You want to make a note of everything you hear and see. I can’t stress how important it is. You want to keep detailed notes. Times, people involved, who does what, how this works, who’s responsible for that. You want to be able to put together a complete picture. Depending on your project, you may want to use something like Visio to draw things out or create wireframes. The other thing about taking detailed notes is that you can use someone’s words against them if you need to. Frequently, resistors will tell you that something won’t work for a specific reason, but they had previously said otherwise, and you can play that card if you need to get past a hurdle.

Wileyness

Not sure if this even a word, but the longer you do this, the smarter and slicker you get. You learn how to write stipulations into contracts that absolve you of situations that are out of your control. You don’t do this when you start out, since problems will arise that you couldn’t have foreseen at the time. Early on, you end up eating some of these costs, which is fine as it’s a good learning experience. You don’t see it that way at the time, but it is. You learn how to pressure someone and how much pressure to apply to move things along. You discover along the way what works and what doesn’t work. You learn things like the right way to say “NO.” Do you know the right way to say no to something? You say, “Oh, shoot, I wish I could…”

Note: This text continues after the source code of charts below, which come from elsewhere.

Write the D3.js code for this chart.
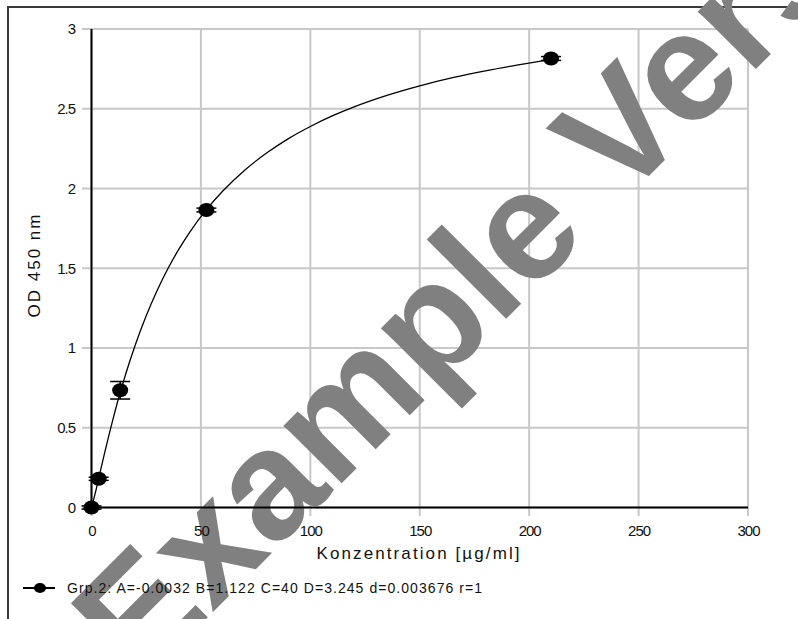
<!DOCTYPE html>
<html>
<head>
<meta charset="utf-8">
<script src="https://cdn.jsdelivr.net/npm/d3@7"></script>
<style>
  html, body { margin: 0; padding: 0; background: #fff; overflow: hidden; }
  svg { display: block; }
  text { font-family: 'Liberation Sans', Arial, sans-serif; }
</style>
</head>
<body>
<script>
// measured standards (concentration in µg/ml, mean OD and spread)
const conc = [0, 3.28, 13.1, 52.5, 210]
const od = [0.0, 0.18, 0.735, 1.865, 2.815]
const odSd = [0.01, 0.01, 0.055, 0.012, 0.012]

// fitted curve
const fitConc = [0, 2, 4, 6, 8, 10, 13, 16, 20, 25, 30, 35, 40, 45, 52.5, 60, 70, 80, 90, 100, 110, 120, 135, 150, 165, 180, 195, 210]
const fitOd = [0, 0.106, 0.225, 0.342, 0.455, 0.563, 0.716, 0.853, 1.019, 1.202, 1.361, 1.5, 1.621, 1.728, 1.867, 1.984, 2.115, 2.222, 2.313, 2.389, 2.455, 2.512, 2.584, 2.644, 2.695, 2.738, 2.775, 2.808]

const xTicks = [0, 50, 100, 150, 200, 250, 300]
const yTicks = [0, 0.5, 1, 1.5, 2, 2.5, 3]
const yTickLabels = ['0', '0.5', '1', '1.5', '2', '2.5', '3']

const legendText = 'Grp.2: A=-0.0032 B=1.122 C=40 D=3.245 d=0.003676 r=1'
const xTitle = 'Konzentration [µg/ml]'
const yTitle = 'OD 450 nm'
const watermark = 'Example Version'

const w = 798
const h = 619
const plotL = 91.5, plotR = 748, plotT = 29, plotB = 507.5

const svg = d3.select('body').append('svg')
    .attr('width', w)
    .attr('height', h)

const x = d3.scaleLinear().domain([0, 300]).range([plotL, plotR])
const y = d3.scaleLinear().domain([0, 3]).range([plotB, plotT])

// outer frame
svg.append('rect')
    .attr('x', 8).attr('y', 7)
    .attr('width', 900).attr('height', 700)
    .attr('fill', 'none')
    .attr('stroke', '#3a3a3a')
    .attr('stroke-width', 2)

// grid
const grid = svg.append('g')
    .attr('stroke', '#c8c8c8')
    .attr('stroke-width', 2)
grid.selectAll('line.h').data(yTicks).enter().append('line')
    .attr('class', 'h')
    .attr('x1', 82).attr('x2', plotR)
    .attr('y1', d => y(d)).attr('y2', d => y(d))
grid.selectAll('line.v').data(xTicks).enter().append('line')
    .attr('class', 'v')
    .attr('x1', d => x(d)).attr('x2', d => x(d))
    .attr('y1', plotT).attr('y2', 516)

// watermark sits above the grid, under the data and labels
svg.append('text')
    .attr('transform', 'translate(139,686) rotate(-45)')
    .attr('fill', '#808080')
    .style('font-size', '155px')
    .style('font-weight', 'bold')
    .text(watermark)

// tick labels
const gy = svg.append('g')
    .attr('transform', 'translate(82,0)')
    .call(d3.axisLeft(y).tickValues(yTicks).tickSize(0).tickPadding(7)
        .tickFormat((d, i) => yTickLabels[i]))
const gx = svg.append('g')
    .attr('transform', 'translate(0,516)')
    .call(d3.axisBottom(x).tickValues(xTicks).tickSize(0).tickPadding(9))
;[gx, gy].forEach(g => {
    g.select('.domain').remove()
    g.selectAll('text')
        .attr('fill', '#111')
        .style('font-size', '15px')
        .style('letter-spacing', '-1px')
})

// axis lines
svg.append('line')
    .attr('x1', plotL).attr('x2', plotL).attr('y1', plotT).attr('y2', plotB)
    .attr('stroke', '#000').attr('stroke-width', 2)
svg.append('line')
    .attr('x1', plotL).attr('x2', plotR).attr('y1', plotB).attr('y2', plotB)
    .attr('stroke', '#000').attr('stroke-width', 2)

// fit curve
const line = d3.line()
    .x(d => x(d[0]))
    .y(d => y(d[1]))
    .curve(d3.curveMonotoneX)
svg.append('path')
    .datum(fitConc.map((c, i) => [c, fitOd[i]]))
    .attr('d', line)
    .attr('fill', 'none')
    .attr('stroke', '#000')
    .attr('stroke-width', 1.3)

// error bars + points
const pts = conc.map((c, i) => ({ c, v: od[i], sd: odSd[i] }))
const eb = svg.append('g').attr('stroke', '#000').attr('stroke-width', 1.5)
pts.forEach(d => {
    eb.append('line').attr('x1', x(d.c)).attr('x2', x(d.c)).attr('y1', y(d.v - d.sd)).attr('y2', y(d.v + d.sd))
    eb.append('line').attr('x1', x(d.c) - 10).attr('x2', x(d.c) + 10).attr('y1', y(d.v - d.sd)).attr('y2', y(d.v - d.sd))
    eb.append('line').attr('x1', x(d.c) - 10).attr('x2', x(d.c) + 10).attr('y1', y(d.v + d.sd)).attr('y2', y(d.v + d.sd))
})
svg.selectAll('ellipse.pt')
    .data(pts)
    .enter()
    .append('ellipse')
    .attr('class', 'pt')
    .attr('cx', d => x(d.c))
    .attr('cy', d => y(d.v))
    .attr('rx', 8)
    .attr('ry', 7)
    .attr('fill', '#000')

// axis titles
svg.append('text')
    .attr('x', 418).attr('y', 559)
    .attr('text-anchor', 'middle')
    .attr('fill', '#111')
    .style('font-size', '17px')
    .attr('textLength', 203)
    .text(xTitle)

svg.append('text')
    .attr('transform', 'translate(40,266) rotate(-90)')
    .attr('text-anchor', 'middle')
    .attr('fill', '#111')
    .style('font-size', '17px')
    .attr('textLength', 103)
    .text(yTitle)

// legend
svg.append('line')
    .attr('x1', 23).attr('x2', 55).attr('y1', 588).attr('y2', 588)
    .attr('stroke', '#000').attr('stroke-width', 2)
svg.append('ellipse')
    .attr('cx', 40).attr('cy', 588).attr('rx', 6).attr('ry', 5)
    .attr('fill', '#000')
svg.append('text')
    .attr('x', 67).attr('y', 593)
    .attr('fill', '#111')
    .style('font-size', '14px')
    .attr('textLength', 415)
    .text(legendText)
</script>
</body>
</html>
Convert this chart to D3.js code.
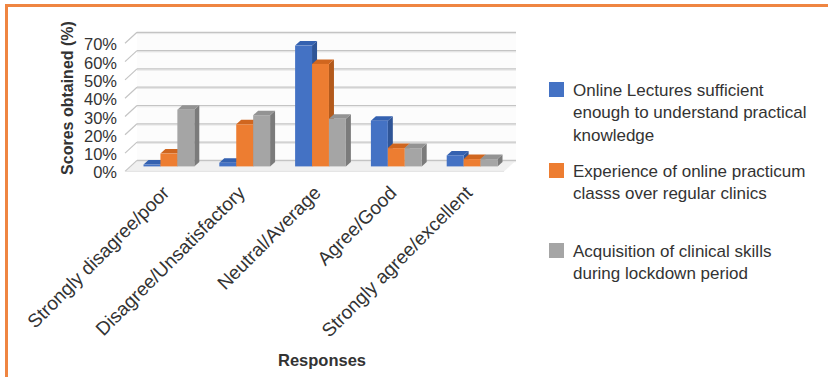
<!DOCTYPE html>
<html>
<head>
<meta charset="utf-8">
<script src="https://cdn.jsdelivr.net/npm/d3@7"></script>
<style>
  html, body { margin: 0; padding: 0; background: #fff; }
  svg { display: block; font-family: "Liberation Sans", Arial, sans-serif; }
</style>
</head>
<body>
<svg id="chart" width="828" height="377"></svg>
<script>
// ---- data ----
const categories = ["Strongly disagree/poor", "Disagree/Unsatisfactory", "Neutral/Average", "Agree/Good", "Strongly agree/excellent"];
const seriesKeys = ["lectures", "practicum", "skills"];
const lecturesValues = [1, 2, 66, 25, 6];
const practicumValues = [7, 23, 56, 10, 4];
const skillsValues = [31, 28, 26, 10, 4];
const legendLabels = [
  ["Online Lectures sufficient", "enough to understand practical", "knowledge"],
  ["Experience of online practicum", "classs over regular clinics"],
  ["Acquisition of clinical skills", "during lockdown period"]
];
const yTicks = [0, 10, 20, 30, 40, 50, 60, 70];
const yTitle = "Scores obtained (%)";
const xTitle = "Responses";

const seriesValues = [lecturesValues, practicumValues, skillsValues];
const colors = {
  front: ["#4472C4", "#ED7D31", "#A5A5A5"],
  side:  ["#2F5597", "#B35A1C", "#7B7B7B"],
  top:   ["#3461B0", "#D0661F", "#939393"]
};

// ---- geometry ----
const svg = d3.select("#chart");
const wallLeft = 137, wallRight = 516;
const depth = { dx: -12, dy: 11 };          // back wall -> front edge
const barShift = { dx: -6, dy: 6 };         // back wall -> bar front face
const barDepth = { dx: 5, dy: -4.5 };       // bar front -> bar back

const y = d3.scaleLinear().domain([0, 70]).range([160.4, 32.3]);
const x0 = d3.scaleBand().domain(categories).range([wallLeft, wallRight])
  .paddingInner(0.33).paddingOuter(0.165);
const x1 = d3.scaleBand().domain(seriesKeys).range([0, x0.bandwidth()]);

// ---- border (top + left) ----
svg.append("line").attr("x1", 5).attr("x2", 828).attr("y1", 5.5).attr("y2", 5.5)
  .attr("stroke", "#EF8541").attr("stroke-width", 3);
svg.append("line").attr("x1", 6.5).attr("x2", 6.5).attr("y1", 4).attr("y2", 377)
  .attr("stroke", "#EF8541").attr("stroke-width", 3);

// ---- walls ----
const g = svg.append("g");
g.append("rect").attr("x", wallLeft).attr("y", y(70)).attr("width", wallRight - wallLeft)
  .attr("height", y(0) - y(70)).attr("fill", "#fcfcfc");
g.append("path")
  .attr("d", `M${wallLeft},${y(0)} L${wallRight},${y(0)} L${wallRight + depth.dx},${y(0) + depth.dy} L${wallLeft + depth.dx},${y(0) + depth.dy} Z`)
  .attr("fill", "#f0f0f0");

yTicks.forEach(t => {
  const yy = y(t);
  g.append("line").attr("x1", wallLeft).attr("x2", wallRight).attr("y1", yy + 1.3).attr("y2", yy + 1.3)
    .attr("stroke", "#e6e6e6").attr("stroke-width", 1);
  g.append("line").attr("x1", wallLeft).attr("x2", wallRight).attr("y1", yy).attr("y2", yy)
    .attr("stroke", "#c4c4c4").attr("stroke-width", 1.2);
  g.append("line").attr("x1", wallLeft).attr("x2", wallLeft + depth.dx).attr("y1", yy).attr("y2", yy + depth.dy)
    .attr("stroke", "#c4c4c4").attr("stroke-width", 1.2);
});
g.append("line").attr("x1", wallLeft + depth.dx).attr("x2", wallRight + depth.dx)
  .attr("y1", y(0) + depth.dy).attr("y2", y(0) + depth.dy)
  .attr("stroke", "#e2e2e2").attr("stroke-width", 1);

// ---- bars ----
const barsG = svg.append("g");
categories.forEach((cat, ci) => {
  seriesKeys.forEach((key, si) => {
    const v = seriesValues[si][ci];
    const xl = x0(cat) + x1(key) + barShift.dx;
    const xr = xl + x1.bandwidth();
    const yb = y(0) + barShift.dy;
    const yt = y(v) + barShift.dy;
    const bx = barDepth.dx, by = barDepth.dy;
    barsG.append("path")
      .attr("d", `M${xr},${yt} L${xr + bx},${yt + by} L${xr + bx},${yb + by} L${xr},${yb} Z`)
      .attr("fill", colors.side[si]);
    barsG.append("path")
      .attr("d", `M${xl},${yt} L${xl + bx},${yt + by} L${xr + bx},${yt + by} L${xr},${yt} Z`)
      .attr("fill", colors.top[si]);
    barsG.append("rect").attr("x", xl).attr("y", yt).attr("width", xr - xl).attr("height", yb - yt)
      .attr("fill", colors.front[si]);
  });
});

// ---- y axis labels ----
const textColor = "#333333";
svg.append("g").selectAll("text").data(yTicks).join("text")
  .attr("x", 117).attr("y", d => y(d) + depth.dy + 1)
  .attr("text-anchor", "end").attr("dominant-baseline", "central")
  .attr("font-size", 16.5).attr("fill", textColor)
  .text(d => d + "%");

svg.append("text")
  .attr("transform", `translate(67,98) rotate(-90)`)
  .attr("text-anchor", "middle").attr("dominant-baseline", "central")
  .attr("font-size", 16).attr("font-weight", "bold").attr("fill", textColor)
  .text(yTitle);

// ---- x axis labels ----
svg.append("g").selectAll("text").data(categories).join("text")
  .attr("transform", d => `translate(${x0(d) + x0.bandwidth() / 2 - 4.5},194) rotate(-45)`)
  .attr("text-anchor", "end")
  .attr("font-size", 19).attr("fill", textColor)
  .text(d => d);

svg.append("text")
  .attr("x", 322).attr("y", 360)
  .attr("text-anchor", "middle").attr("dominant-baseline", "central")
  .attr("font-size", 16.5).attr("font-weight", "bold").attr("fill", textColor)
  .text(xTitle);

// ---- legend ----
const legendTops = [82, 163, 243];
const legend = svg.append("g");
legendLabels.forEach((lines, i) => {
  const top = legendTops[i];
  legend.append("rect").attr("x", 549).attr("y", top).attr("width", 15).attr("height", 15)
    .attr("fill", colors.front[i]);
  const t = legend.append("text").attr("font-size", 17).attr("fill", textColor);
  lines.forEach((ln, li) => {
    t.append("tspan").attr("x", 573).attr("y", top + 8 + li * 22.5)
      .attr("dominant-baseline", "central").text(ln);
  });
});
</script>
</body>
</html>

Project management isn’t sexy. Unfortunately, the Youtube videos you find don’t paint a picture of what it’s really like to be knee-deep into complex projects. Some of these productivity videos show a task manager with tasks on them, such as ‘record my podcast’ or “break for lunch.” Well, if you earn your living podcasting, you don’t need a reminder to do so. As far as lunches, those come when you have a moment; you don’t get to schedule them.